Cuban Classics: the end of an era?
Earlier this year, President Obama travelled to Cuba in order to deliver a speech. In this speech, the president would argue the case for capitalism as a means to transform society, as well as his desire to see "the young people [of Cuba] lift up" the nation – a new take of Reagan's infamous "tear down this wall" speech of 1987. But why exactly was all this needed?
The answer is simple. In 1960 the United States initiated an embargo that sought to deny money and supplies to the island in a bid to destabilise the Castro government – and 2016 marks the year that 'el bloqueo' could come to an end.

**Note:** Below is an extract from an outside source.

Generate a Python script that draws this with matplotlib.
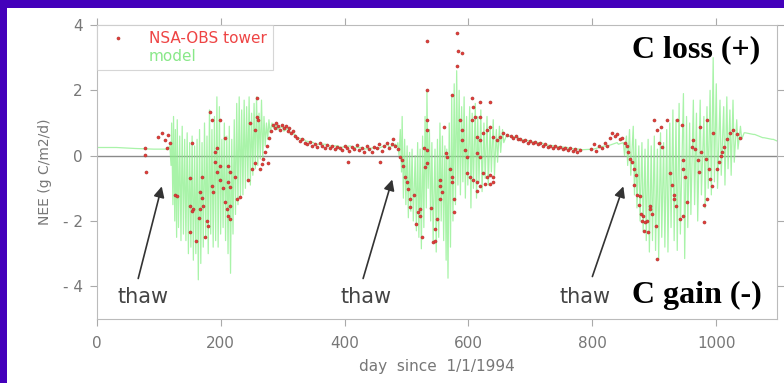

In short, this means that Cuba's doors could potentially open to the world – and they could soon start trading with other countries including the United States, hence Obama's speech. But while some have welcomed the news with open arms, classic car enthusiasts remain unsure.
To understand why, you must first take a look at Cuba's automotive industry throughout the course of the past fifty years.
Ever since the US enforced the embargo, the number of cars that Cuba imported fell off the map – meaning that up until recently, the only cars that resided on the island were mostly pre-1960 models. Meaning that while the rest of the world were driving around in techy Toyotas, air-conned Nissans and sporty Subarus, Cuba was awash with 1950s Chevys, Ford Fairlanes and GAZ 2410s.
Sure, the majority of Cuba's cars over the past half century haven't been the most sought-after or spectacular of classics, but if you're interested in visiting a country that's looks more a film set from the 1950s than your standard tourist trap, there's no place better.
From top to bottom, Cuba is awash with communist era cars such as Ladas and Fiat 126s, and in many cases both have played the role of engine donor to the 1950s American cars due a lack of spare parts – meaning that, unfortunately, originals are few and far and between.
Described by some as a 'Jurassic Park for cars', Cuba's motors have established legendary status throughout the world. What's more there's even the odd gem to be found under the island's many banana trees and down dusty back alleys.
In his most recent book, titled 'Carros de Cuba', automotive photographer Piotr Degler stumbled across not one, but two Mercedes Benz 300SL Gullwings – a vehicle that's valued at over $1,000,000 in today's market. Naturally, both examples are in terrible condition, but if any restorer could transform these rusty shells back to their former glory, there'd be more than a few quid in it for them.
What's next for Cuba's automotive industry? It's hard to tell. With the touristic side of the island keen to hold onto the alluring classics, the other side of Cuba is crying out for modernity – with air con high on most people's agendas. Already you can see the odd Kia and Chinese car being driven around the island – but with Chevy and Ford revving their engines less than 1,000 miles away in America, the romantic days of Cuban classics could well be numbered.